Print the lines starting at the line containing "Generate a LaTeX" and ending at the line containing "(0,0) rectangle (439,644);", exactly and in full, without the pictures.

### Exercise inputs

━━━━━━━━━━━━━━━━━━━━

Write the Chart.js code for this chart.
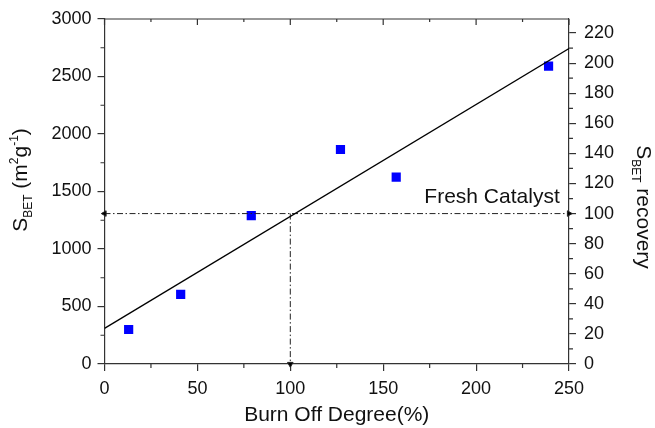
<!DOCTYPE html>
<html>
<head>
<meta charset="utf-8">
<script src="https://cdn.jsdelivr.net/npm/chart.js@4"></script>
<style>
  html, body { margin: 0; padding: 0; background: #fff; }
  #wrap { width: 655px; height: 428px; }
</style>
</head>
<body>
<div id="wrap"><canvas id="chart" width="655" height="428"></canvas></div>
<script>
// measured points
const burnOff = [13, 41, 79, 127, 157, 239];
const sbet = [300, 605, 1290, 1865, 1625, 2590];

// linear fit
const fitX = [0, 250];
const fitY = [310, 2744];

// fresh catalyst reference
const freshSbet = 1308;
const freshX = [0, 250];
const dropX = [100, 100];
const dropY = [freshSbet, 0];

const xTicks = [0, 250, 50];        // min, max, step
const yTicks = [0, 3000, 500];
const y2Step = 20;

const FONT = "'Liberation Sans', Arial, sans-serif";
const axisColor = '#333';

function pts(xs, ys) {
    return xs.map((x, i) => ({ x: x, y: ys[i] }));
}

// draws text with sub/superscripts along the current baseline
function richText(ctx, parts) {
    let total = 0;
    parts.forEach(p => {
        ctx.font = p[1] + 'px ' + FONT;
        p.w = ctx.measureText(p[0]).width;
        total += p.w;
    });
    let x = -total / 2;
    parts.forEach(p => {
        ctx.font = p[1] + 'px ' + FONT;
        ctx.fillText(p[0], x, p[2]);
        x += p.w;
    });
}

const extras = {
    id: 'extras',
    afterDraw(chart) {
        const { ctx, chartArea: a, scales: { x, y, y2 } } = chart;
        ctx.save();
        ctx.strokeStyle = axisColor;
        ctx.lineWidth = 1.2;
        ctx.beginPath();
        // top frame with inward ticks
        ctx.moveTo(a.left, a.top);
        ctx.lineTo(a.right, a.top);
        for (let v = xTicks[0]; v <= xTicks[1]; v += xTicks[2] / 2) {
            const px = x.getPixelForValue(v);
            ctx.moveTo(px, a.top);
            ctx.lineTo(px, a.top + (v % xTicks[2] ? 3 : 6));
        }
        // minor ticks
        for (let v = xTicks[2] / 2; v < xTicks[1]; v += xTicks[2]) {
            const px = x.getPixelForValue(v);
            ctx.moveTo(px, a.bottom);
            ctx.lineTo(px, a.bottom + 4);
        }
        for (let v = yTicks[2] / 2; v < yTicks[1]; v += yTicks[2]) {
            const py = y.getPixelForValue(v);
            ctx.moveTo(a.left, py);
            ctx.lineTo(a.left - 4, py);
        }
        for (let v = y2Step / 2; v < y2.max; v += y2Step) {
            const py = y2.getPixelForValue(v);
            ctx.moveTo(a.right, py);
            ctx.lineTo(a.right + 4, py);
        }
        ctx.stroke();

        ctx.fillStyle = '#111';
        ctx.textBaseline = 'alphabetic';
        ctx.textAlign = 'left';

        // left title
        ctx.save();
        ctx.translate(27, 180);
        ctx.rotate(-Math.PI / 2);
        richText(ctx, [['S', 21, 0], ['BET', 12, 5], [' (m', 21, 0], ['2', 12, -9],
                       ['g', 21, 0], ['-1', 12, -9], [')', 21, 0]]);
        ctx.restore();

        // right title
        ctx.save();
        ctx.translate(637, 207);
        ctx.rotate(Math.PI / 2);
        richText(ctx, [['S', 21, 0], ['BET', 12, 5], [' recovery', 21, 0]]);
        ctx.restore();

        // annotation
        ctx.font = '21px ' + FONT;
        ctx.textAlign = 'right';
        ctx.fillText('Fresh Catalyst', x.getPixelForValue(245), y.getPixelForValue(freshSbet) - 11);
        ctx.restore();
    }
};

const dash = [6, 2.5, 1.5, 2.5];
const tickFont = { family: FONT, size: 18 };
const plain = v => String(v);

new Chart(document.getElementById('chart'), {
    type: 'scatter',
    data: {
        datasets: [
            {
                data: pts(fitX, fitY),
                showLine: true,
                borderColor: '#000',
                borderWidth: 1.3,
                pointRadius: 0
            },
            {
                data: pts(freshX, [freshSbet, freshSbet]),
                showLine: true,
                borderWidth: 1,
                borderDash: dash,
                pointStyle: 'triangle',
                pointRadius: 3.2,
                pointRotation: [-90, 90],
                backgroundColor: '#000',
                borderColor: '#222',
                clip: false
            },
            {
                data: pts(dropX, dropY),
                showLine: true,
                borderColor: '#222',
                borderWidth: 1,
                borderDash: dash,
                pointStyle: 'triangle',
                pointRadius: [0, 3.2],
                pointRotation: 180,
                backgroundColor: '#000',
                clip: false
            },
            {
                data: pts(burnOff, sbet),
                pointStyle: 'rect',
                pointRadius: 6.5,
                backgroundColor: '#0000ff',
                borderColor: '#0000ff',
                borderWidth: 0
            }
        ]
    },
    options: {
        responsive: false,
        animation: false,
        layout: { padding: { top: 19, left: 0, right: 0, bottom: 0 } },
        plugins: { legend: { display: false }, tooltip: { enabled: false } },
        scales: {
            x: {
                type: 'linear',
                min: xTicks[0],
                max: xTicks[1],
                ticks: { stepSize: xTicks[2], font: tickFont, color: '#111', padding: 7, maxRotation: 0, callback: plain },
                grid: { drawOnChartArea: false, tickLength: 7, color: axisColor, lineWidth: 1.2 },
                border: { color: axisColor, width: 1.2 },
                title: { display: true, text: 'Burn Off Degree(%)', font: { family: FONT, size: 21 }, color: '#111', padding: 0 },
                afterFit(s) { s.height = 64; }
            },
            y: {
                position: 'left',
                min: yTicks[0],
                max: yTicks[1],
                ticks: { stepSize: yTicks[2], font: tickFont, color: '#111', padding: 6, callback: plain },
                grid: { drawOnChartArea: false, tickLength: 7, color: axisColor, lineWidth: 1.2 },
                border: { color: axisColor, width: 1.2 },
                afterFit(s) { s.width = 104.5; }
            },
            y2: {
                position: 'right',
                min: 0,
                max: yTicks[1] / freshSbet * 100,
                ticks: { stepSize: y2Step, includeBounds: false, font: tickFont, color: '#111', padding: 8, callback: plain },
                grid: { drawOnChartArea: false, tickLength: 7, color: axisColor, lineWidth: 1.2 },
                border: { color: axisColor, width: 1.2 },
                afterFit(s) { s.width = 86; }
            }
        }
    },
    plugins: [extras]
});
</script>
</body>
</html>
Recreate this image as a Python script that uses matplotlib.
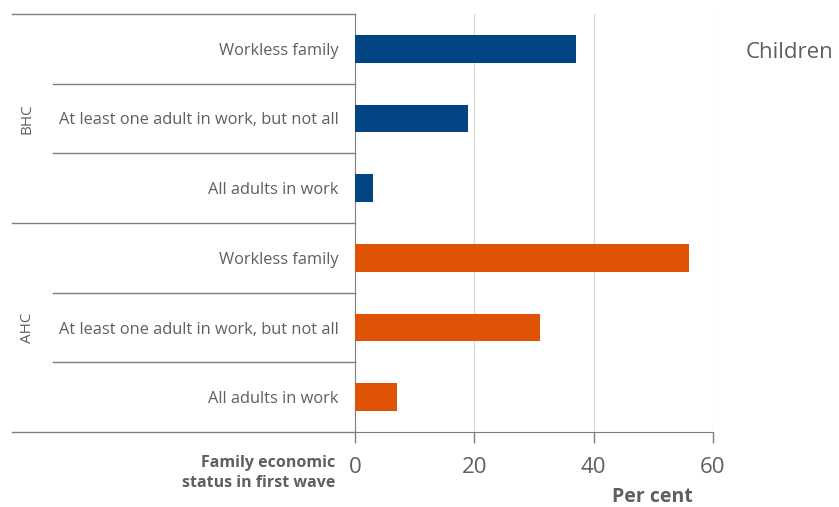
import matplotlib.pyplot as plt

# Share of children by family economic status in first wave
groups = ["BHC", "AHC"]
categories = ["Workless family", "At least one adult in work, but not all", "All adults in work"]
bhc_values = [37, 19, 3]
ahc_values = [56, 31, 7]
x_ticks = [0, 20, 40, 60]

BLUE = "#034582"
ORANGE = "#E05206"
TEXT = "#5f5f5f"
LINE = "#7f7f7f"
FONT = "Open Sans"

fig = plt.figure(figsize=(8.39, 5.07), dpi=100)
ax = fig.add_axes([0.4231, 0.1479, 0.4267, 0.8245])

n = len(categories)
# rows from top to bottom: BHC categories, then AHC categories
labels = categories + categories
values = bhc_values + ahc_values
colors = [BLUE] * n + [ORANGE] * n
ypos = list(range(len(values)))

ax.barh(ypos, values, height=0.4, color=colors, zorder=3)
ax.set_ylim(len(values) - 0.5, -0.5)
ax.set_xlim(0, 60)

ax.set_yticks(ypos)
ax.set_yticklabels(labels, fontsize=11.8, color=TEXT, family=FONT)
ax.tick_params(axis="y", length=0, pad=12)

ax.set_xticks(x_ticks)
ax.set_xticklabels([str(t) for t in x_ticks], fontsize=16, color=TEXT, family=FONT)
ax.tick_params(axis="x", length=8, width=1, color=LINE, pad=10)

ax.grid(axis="x", color="#d9d9d9", linewidth=0.8, zorder=0)
for side in ["top", "right"]:
    ax.spines[side].set_visible(False)
ax.spines["left"].set_color(LINE)
ax.spines["bottom"].set_color(LINE)

# group separators and category separators on the left side
trans = ax.get_yaxis_transform()
edges = [-0.5 + i for i in range(len(values) + 1)]
for i, y in enumerate(edges):
    if i % n == 0:
        x0 = -0.958
    else:
        x0 = -0.844
    ax.plot([x0, 0], [y, y], color=LINE, linewidth=1, transform=trans, clip_on=False)

for g, name in enumerate(groups):
    yc = g * n + (n - 1) / 2
    ax.text(-0.915, yc, name, transform=trans, rotation=90, ha="center", va="center",
            fontsize=11, color=TEXT, family=FONT)

fig.text(335 / 839, 1 - 473 / 507, "Family economic\nstatus in first wave", ha="right", va="center",
         fontsize=11.5, fontweight="bold", color=TEXT, family=FONT, linespacing=1.35)
fig.text(652 / 839, 1 - 497 / 507, "Per cent", ha="center", va="center",
         fontsize=14, fontweight="bold", color=TEXT, family=FONT)
fig.text(746 / 839, 1 - 52 / 507, "Children", ha="left", va="center",
         fontsize=16, color=TEXT, family=FONT)

fig.savefig("out.png", dpi=100)
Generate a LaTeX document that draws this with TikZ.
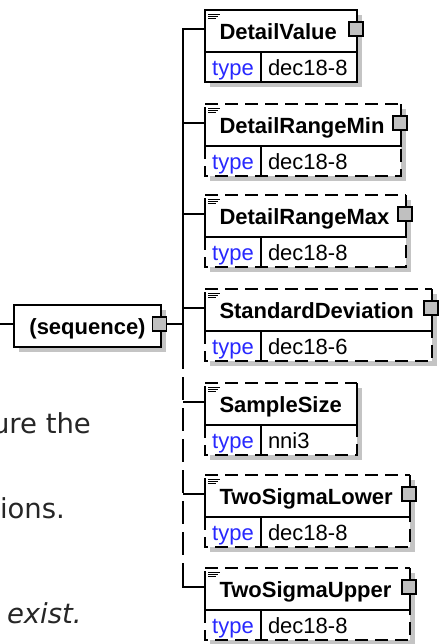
\documentclass[tikz,border=0pt]{standalone}
\usepackage{fontspec}
\setmainfont{Liberation Sans}
\newfontfamily\pagefont{DejaVu Sans}
\usetikzlibrary{positioning,shadows}

\definecolor{sombra}{RGB}{196,196,196}
\definecolor{azultipo}{RGB}{40,40,255}
\definecolor{grismarca}{RGB}{192,192,192}

\begin{document}
\begin{tikzpicture}[
    x=0.5pt, y=-0.5pt,
    line width=0.9pt,
    every node/.style={inner sep=0pt, outer sep=0pt},
    sombreada/.style={drop shadow={shadow xshift=2.5pt, shadow yshift=-2.5pt,
        fill=sombra, opacity=1}},
    cab/.style={anchor=north west, fill=white, sombreada, minimum height=21pt,
        text height=8pt, text depth=0pt, inner xsep=7.25pt, align=left,
        font=\fontsize{11}{13}\selectfont\bfseries},
    celda/.style={fill=white, sombreada, minimum height=15pt,
        text height=8pt, text depth=0pt, font=\fontsize{11}{13}\selectfont},
    tipo/.style={celda, minimum width=28pt, text=azultipo},
    valor/.style={celda, inner xsep=3.5pt, align=left},
    marca/.style={draw, fill=grismarca, line width=0.7pt, minimum size=7pt},
    rayas/.style={dash pattern=on 6.5pt off 3.5pt},
    tronco/.style={dash pattern=on 11.5pt off 4pt},
    pagina/.style={anchor=base west, text=black!85,
        font=\pagefont\fontsize{13.75}{16}\selectfont}
]
\useasboundingbox (0,0) rectangle (439,644);

% Texto de la pagina de fondo
\node[pagina] (f1) at (-8,433) {ure the};
\node[pagina] (f2) at (0,518) {ions.};
\node[pagina] (f3) at (7,623) {\itshape exist.};

% Secuencia
\node[cab, draw, minimum width=73.5pt, align=center, text width=59pt]
    (seq) at (14,305) {(sequence)};
\node[marca] (seq-q) at ([xshift=-0.75pt,yshift=-9.5pt]seq.north east) {};

% Elementos
\node[cab, draw, text width=61.5pt] (dv) at (205,10) {DetailValue};
\node[tipo, draw, below right=0pt and 0pt of dv.south west] (dv-t) {type};
\node[valor, draw, text width=41pt, right=0pt of dv-t] (dv-v) {dec18-8};

\node[cab, text width=83.5pt] (min) at (205,104) {DetailRangeMin};
\node[tipo, below right=0pt and 0pt of min.south west] (min-t) {type};
\node[valor, text width=63pt, right=0pt of min-t] (min-v) {dec18-8};

\node[cab, text width=86pt] (max) at (205,195) {DetailRangeMax};
\node[tipo, below right=0pt and 0pt of max.south west] (max-t) {type};
\node[valor, text width=65.5pt, right=0pt of max-t] (max-v) {dec18-8};

\node[cab, text width=99pt] (sd) at (205,289) {StandardDeviation};
\node[tipo, below right=0pt and 0pt of sd.south west] (sd-t) {type};
\node[valor, text width=78.5pt, right=0pt of sd-t] (sd-v) {dec18-6};

\node[cab, text width=61.5pt] (ss) at (205,383) {SampleSize};
\node[tipo, below right=0pt and 0pt of ss.south west] (ss-t) {type};
\node[valor, text width=41pt, right=0pt of ss-t] (ss-v) {nni3};

\node[cab, text width=88pt] (tsl) at (205,475) {TwoSigmaLower};
\node[tipo, below right=0pt and 0pt of tsl.south west] (tsl-t) {type};
\node[valor, text width=67.5pt, right=0pt of tsl-t] (tsl-v) {dec18-8};

\node[cab, text width=88pt] (tsu) at (205,568) {TwoSigmaUpper};
\node[tipo, below right=0pt and 0pt of tsu.south west] (tsu-t) {type};
\node[valor, text width=67.5pt, right=0pt of tsu-t] (tsu-v) {dec18-8};

% Bordes de los opcionales
\foreach \e in {min,max,sd,ss,tsl,tsu} {
    \draw[rayas] (\e.north west) -- (\e.north east);
    \draw ([yshift=-1.5pt]\e.north west) -- (\e.south west) -- (\e.south east)
        -- (\e.north east);
    \draw[rayas] (\e.south west) -- (\e-t.south west) -- (\e-v.south east)
        -- (\e.south east);
    \draw (\e-t.north east) -- (\e-t.south east);
}

% Iconos y marcas
\foreach \e in {dv,min,max,sd,ss,tsl,tsu} {
    \draw[line width=0.5pt] ([shift={(1.5pt,-2pt)}]\e.north west) -- ++(6pt,0)
        ([shift={(1.5pt,-3pt)}]\e.north west) -- ++(5pt,0)
        ([shift={(1.5pt,-4pt)}]\e.north west) -- ++(4pt,0);
    \coordinate (\e-in) at ([yshift=-9.5pt]\e.north west);
}
\foreach \e in {dv,min,max,sd,tsl,tsu}
    \node[marca] (\e-q) at ([xshift=-0.5pt,yshift=-9.5pt]\e.north east) {};

% Conectores
\coordinate (ent) at (0,324);
\coordinate (eje) at (183,324);
\coordinate (corte) at (183,346);
\draw (ent) -- (ent -| seq.west);
\draw (seq-q.east) -- (eje);
\draw (dv-in) -- (eje |- dv-in) -- (corte);
\draw[tronco] (corte) -- ([yshift=6pt]eje |- tsu-in);
\draw ([yshift=6pt]eje |- tsu-in) -- (eje |- tsu-in) -- (tsu-in);
\foreach \e in {min,max,sd,ss,tsl}
    \draw (eje |- \e-in) -- (\e-in);

\end{tikzpicture}
\end{document}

━━━━━━━━━━━━━━━━━━━━

### Worked answer
Generate a LaTeX document that draws this with TikZ.
\documentclass[tikz,border=0pt]{standalone}
\usepackage{fontspec}
\setmainfont{Liberation Sans}
\newfontfamily\pagefont{DejaVu Sans}
\usetikzlibrary{positioning,shadows}

\definecolor{sombra}{RGB}{196,196,196}
\definecolor{azultipo}{RGB}{40,40,255}
\definecolor{grismarca}{RGB}{192,192,192}

\begin{document}
\begin{tikzpicture}[
    x=0.5pt, y=-0.5pt,
    line width=0.9pt,
    every node/.style={inner sep=0pt, outer sep=0pt},
    sombreada/.style={drop shadow={shadow xshift=2.5pt, shadow yshift=-2.5pt,
        fill=sombra, opacity=1}},
    cab/.style={anchor=north west, fill=white, sombreada, minimum height=21pt,
        text height=8pt, text depth=0pt, inner xsep=7.25pt, align=left,
        font=\fontsize{11}{13}\selectfont\bfseries},
    celda/.style={fill=white, sombreada, minimum height=15pt,
        text height=8pt, text depth=0pt, font=\fontsize{11}{13}\selectfont},
    tipo/.style={celda, minimum width=28pt, text=azultipo},
    valor/.style={celda, inner xsep=3.5pt, align=left},
    marca/.style={draw, fill=grismarca, line width=0.7pt, minimum size=7pt},
    rayas/.style={dash pattern=on 6.5pt off 3.5pt},
    tronco/.style={dash pattern=on 11.5pt off 4pt},
    pagina/.style={anchor=base west, text=black!85,
        font=\pagefont\fontsize{13.75}{16}\selectfont}
]
\useasboundingbox (0,0) rectangle (439,644);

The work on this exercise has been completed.